Problem to work on
Copy out every line exactly, passing over the pictures.

Data lines
########
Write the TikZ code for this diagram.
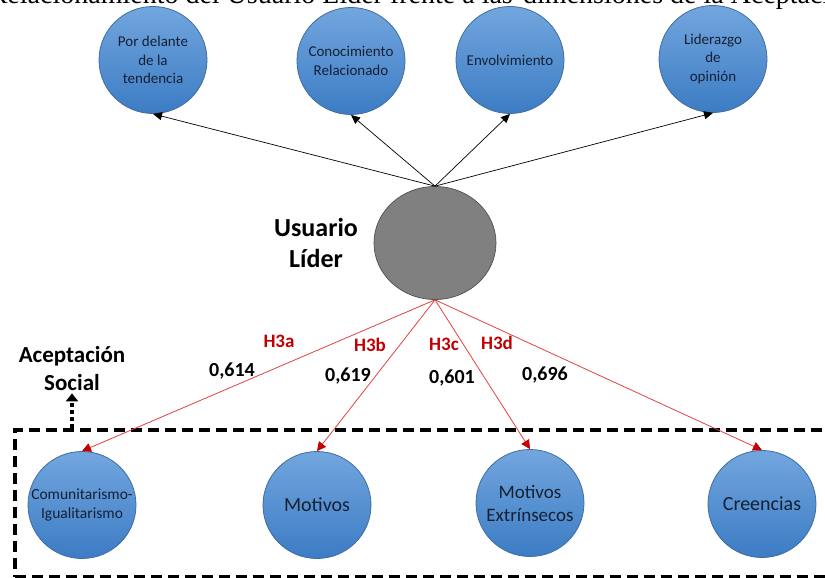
\documentclass[tikz,border=0pt]{standalone}
\usepackage{fontspec}
\setmainfont{Carlito}
\newfontfamily\headserif{Liberation Serif}
\usetikzlibrary{shapes.geometric,arrows.meta}

\definecolor{bubbletop}{RGB}{114,166,222}
\definecolor{bubblebot}{RGB}{60,124,196}
\definecolor{bubbleedge}{RGB}{64,108,160}
\definecolor{bubbletext}{RGB}{22,32,52}
\definecolor{hubfill}{RGB}{128,128,128}
\definecolor{hubedge}{RGB}{80,80,80}
\definecolor{linkred}{RGB}{228,64,64}
\definecolor{tipred}{RGB}{196,0,0}
\definecolor{hyplabel}{RGB}{192,0,0}

\begin{document}
\begin{tikzpicture}[x=1pt,y=-1pt,
  bubble/.style={ellipse, minimum width=108pt, minimum height=107pt, inner sep=0pt,
    draw=bubbleedge, line width=0.8pt, top color=bubbletop, bottom color=bubblebot},
  bubbletxt/.style={text=bubbletext, align=center, inner sep=0pt},
  toptxt/.style={bubbletxt, font=\fontsize{15}{18.5}\selectfont},
  hub/.style={ellipse, minimum width=122pt, minimum height=113pt, inner sep=0pt,
    fill=hubfill, draw=hubedge, line width=0.7pt},
  feeds/.style={black, line width=0.7pt, -{Triangle[length=9pt,width=8pt]}},
  hyplink/.style={linkred, line width=0.8pt, -{Triangle[length=9pt,width=9pt,color=tipred]}},
  hyptag/.style={text=hyplabel, font=\bfseries\fontsize{19}{22}\selectfont},
  loadtag/.style={font=\bfseries\fontsize{20}{24}\selectfont},
  grouping/.style={draw, line width=3.5pt, dash pattern=on 11pt off 6pt, inner sep=0pt},
  groupcue/.style={line width=3.5pt, dash pattern=on 4pt off 3pt, -{Triangle[length=8pt,width=12pt]}},
  headtxt/.style={inner sep=0pt, font=\headserif\fontsize{28}{32}\selectfont}
]
\useasboundingbox (0,0) rectangle (825,578);

% heading line, cut at the top edge
\node[headtxt, anchor=base east] (headL) at (513,4)
  {Relacionamiento del Usuario Líder frente a las};
\node[headtxt, anchor=base west] (headR) at (523,4)
  {dimensiones de la Aceptación Social};

% dimensions of the lead user
\node[bubble] (t1) at (153,60) {};
\node[bubble] (t2) at (351,61) {};
\node[bubble] (t3) at (510,60) {};
\node[bubble] (t4) at (713,59) {};
\node[toptxt] (t1txt) at (t1) {Por delante\\de la\\tendencia};
\node[toptxt] (t2txt) at (t2) {Conocimiento\\Relacionado};
\node[toptxt] (t3txt) at (t3) {Envolvimiento};
\node[toptxt] (t4txt) at (t4) {Liderazgo\\de\\opinión};

% central construct
\node[hub] (hub) at (435,243) {};
\node[align=center, font=\bfseries\fontsize{26}{31}\selectfont] (hubname) at (316,243) {Usuario\\Líder};

% social acceptance group
\node[grouping, anchor=north west, minimum width=840pt, minimum height=147pt] (frame) at (13,428) {};
\node[align=center, inner sep=2pt, font=\bfseries\fontsize{23}{28}\selectfont] (acep) at (72,369) {Aceptación\\Social};
\draw[groupcue] (frame.north -| acep.south) -- (acep.south);

\node[bubble] (b1) at (82,505) {};
\node[bubble] (b2) at (317,505) {};
\node[bubble] (b3) at (530,503) {};
\node[bubble] (b4) at (762,504) {};
\node[bubbletxt, font=\fontsize{15.5}{19}\selectfont] (b1txt) at (b1) {Comunitarismo-\\Igualitarismo};
\node[bubbletxt, font=\fontsize{20}{24}\selectfont] (b2txt) at (b2) {Motivos};
\node[bubbletxt, font=\fontsize{19}{23}\selectfont] (b3txt) at (b3) {Motivos\\Extrínsecos};
\node[bubbletxt, font=\fontsize{20}{24}\selectfont] (b4txt) at (b4) {Creencias};

% reflective links
\draw[feeds] (hub.north) -- (t1.south);
\draw[feeds] (hub.north) -- (t2.south);
\draw[feeds] (hub.north) -- (t3.south);
\draw[feeds] (hub.north) -- (t4.south);

% hypotheses
\draw[hyplink] (hub.south) -- (b1.north);
\draw[hyplink] (hub.south) -- (b2.north);
\draw[hyplink] (hub.south) -- (b3.north);
\draw[hyplink] (hub.south) -- (b4.north);

\node[hyptag] (h3a) at (279,341) {H3a};
\node[hyptag] (h3b) at (370,345) {H3b};
\node[hyptag] (h3c) at (444,344) {H3c};
\node[hyptag] (h3d) at (497,343) {H3d};

\node[loadtag] (l3a) at (232,371) {0,614};
\node[loadtag] (l3b) at (348,376) {0,619};
\node[loadtag] (l3c) at (452,378) {0,601};
\node[loadtag] (l3d) at (545,375) {0,696};
\end{tikzpicture}
\end{document}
########
The solution
Write the TikZ code for this diagram.
\documentclass[tikz,border=0pt]{standalone}
\usepackage{fontspec}
\setmainfont{Carlito}
\newfontfamily\headserif{Liberation Serif}
\usetikzlibrary{shapes.geometric,arrows.meta}

\definecolor{bubbletop}{RGB}{114,166,222}
\definecolor{bubblebot}{RGB}{60,124,196}
\definecolor{bubbleedge}{RGB}{64,108,160}
\definecolor{bubbletext}{RGB}{22,32,52}
\definecolor{hubfill}{RGB}{128,128,128}
\definecolor{hubedge}{RGB}{80,80,80}
\definecolor{linkred}{RGB}{228,64,64}
\definecolor{tipred}{RGB}{196,0,0}
\definecolor{hyplabel}{RGB}{192,0,0}

\begin{document}
\begin{tikzpicture}[x=1pt,y=-1pt,
  bubble/.style={ellipse, minimum width=108pt, minimum height=107pt, inner sep=0pt,
    draw=bubbleedge, line width=0.8pt, top color=bubbletop, bottom color=bubblebot},
  bubbletxt/.style={text=bubbletext, align=center, inner sep=0pt},
  toptxt/.style={bubbletxt, font=\fontsize{15}{18.5}\selectfont},
  hub/.style={ellipse, minimum width=122pt, minimum height=113pt, inner sep=0pt,
    fill=hubfill, draw=hubedge, line width=0.7pt},
  feeds/.style={black, line width=0.7pt, -{Triangle[length=9pt,width=8pt]}},
  hyplink/.style={linkred, line width=0.8pt, -{Triangle[length=9pt,width=9pt,color=tipred]}},
  hyptag/.style={text=hyplabel, font=\bfseries\fontsize{19}{22}\selectfont},
  loadtag/.style={font=\bfseries\fontsize{20}{24}\selectfont},
  grouping/.style={draw, line width=3.5pt, dash pattern=on 11pt off 6pt, inner sep=0pt},
  groupcue/.style={line width=3.5pt, dash pattern=on 4pt off 3pt, -{Triangle[length=8pt,width=12pt]}},
  headtxt/.style={inner sep=0pt, font=\headserif\fontsize{28}{32}\selectfont}
]
\useasboundingbox (0,0) rectangle (825,578);

% heading line, cut at the top edge
\node[headtxt, anchor=base east] (headL) at (513,4)
  {Relacionamiento del Usuario Líder frente a las};
\node[headtxt, anchor=base west] (headR) at (523,4)
  {dimensiones de la Aceptación Social};

% dimensions of the lead user
\node[bubble] (t1) at (153,60) {};
\node[bubble] (t2) at (351,61) {};
\node[bubble] (t3) at (510,60) {};
\node[bubble] (t4) at (713,59) {};
\node[toptxt] (t1txt) at (t1) {Por delante\\de la\\tendencia};
\node[toptxt] (t2txt) at (t2) {Conocimiento\\Relacionado};
\node[toptxt] (t3txt) at (t3) {Envolvimiento};
\node[toptxt] (t4txt) at (t4) {Liderazgo\\de\\opinión};

% central construct
\node[hub] (hub) at (435,243) {};
\node[align=center, font=\bfseries\fontsize{26}{31}\selectfont] (hubname) at (316,243) {Usuario\\Líder};

% social acceptance group
\node[grouping, anchor=north west, minimum width=840pt, minimum height=147pt] (frame) at (13,428) {};
\node[align=center, inner sep=2pt, font=\bfseries\fontsize{23}{28}\selectfont] (acep) at (72,369) {Aceptación\\Social};
\draw[groupcue] (frame.north -| acep.south) -- (acep.south);

\node[bubble] (b1) at (82,505) {};
\node[bubble] (b2) at (317,505) {};
\node[bubble] (b3) at (530,503) {};
\node[bubble] (b4) at (762,504) {};
\node[bubbletxt, font=\fontsize{15.5}{19}\selectfont] (b1txt) at (b1) {Comunitarismo-\\Igualitarismo};
\node[bubbletxt, font=\fontsize{20}{24}\selectfont] (b2txt) at (b2) {Motivos};
\node[bubbletxt, font=\fontsize{19}{23}\selectfont] (b3txt) at (b3) {Motivos\\Extrínsecos};
\node[bubbletxt, font=\fontsize{20}{24}\selectfont] (b4txt) at (b4) {Creencias};

% reflective links
\draw[feeds] (hub.north) -- (t1.south);
\draw[feeds] (hub.north) -- (t2.south);
\draw[feeds] (hub.north) -- (t3.south);
\draw[feeds] (hub.north) -- (t4.south);

% hypotheses
\draw[hyplink] (hub.south) -- (b1.north);
\draw[hyplink] (hub.south) -- (b2.north);
\draw[hyplink] (hub.south) -- (b3.north);
\draw[hyplink] (hub.south) -- (b4.north);

\node[hyptag] (h3a) at (279,341) {H3a};
\node[hyptag] (h3b) at (370,345) {H3b};
\node[hyptag] (h3c) at (444,344) {H3c};
\node[hyptag] (h3d) at (497,343) {H3d};

\node[loadtag] (l3a) at (232,371) {0,614};
\node[loadtag] (l3b) at (348,376) {0,619};
\node[loadtag] (l3c) at (452,378) {0,601};
\node[loadtag] (l3d) at (545,375) {0,696};
\end{tikzpicture}
\end{document}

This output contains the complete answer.